All this can be extended to compact metric spaces, as Emily Roff and I showed. So every compact metric space has a maximum diversity, which is a nonnegative real number.

What on earth is this invariant? There's a lot we don't yet know, but we do know that maximum diversity is closely related to some classical geometric invariants.

For instance, when $X \subseteq \mathbb{R}^n$ is compact, $$ \text{Vol}(X) = n! \omega_n \lim_{t \to \infty} \frac{D_{\text{max}}(tX)}{t^n}, $$ where $\omega_n$ is the volume of the unit $n$-ball and $tX$ is $X$ scaled by a factor of $t$. This is Proposition 9.7 of my paper with Roff and follows from work of Juan Antonio Barceló and Tony Carbery. In short: maximum diversity determines volume.

Another example: Mark Meckes showed that the Minkowski dimension of a compact space $X \subseteq \mathbb{R}^n$ is given by $$ \dim_{\text{Mink}}(X) = \lim_{t \to \infty} \frac{D_{\text{max}}(tX)}{\log t} $$ (Theorem 7.1 here). So, maximum diversity determines Minkowski dimension too.

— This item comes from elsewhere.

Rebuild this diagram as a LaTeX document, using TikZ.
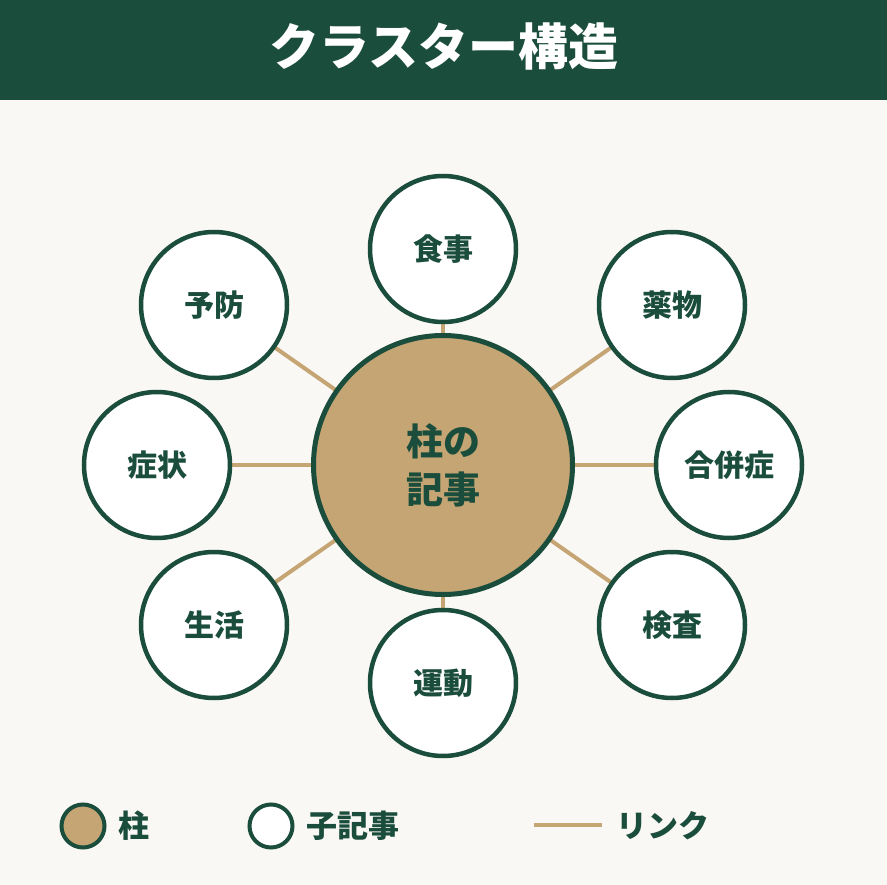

There's much more to say about the geometric aspects of maximum diversity. Maximum diversity is closely related to another recent invariant of metric spaces, magnitude. Mark and I wrote a survey paper on the more geometric and analytic aspects of magnitude, and you can find more on all this in Chapter 6 of my book.

Postscript

Although diversity is closely related to entropy, the diversity viewpoint really opens up new mathematical questions that you don't see from a purely information-theoretic standpoint. The mathematics of diversity is a rich, fertile and underexplored area, waiting for mathematicians to come along and explore it.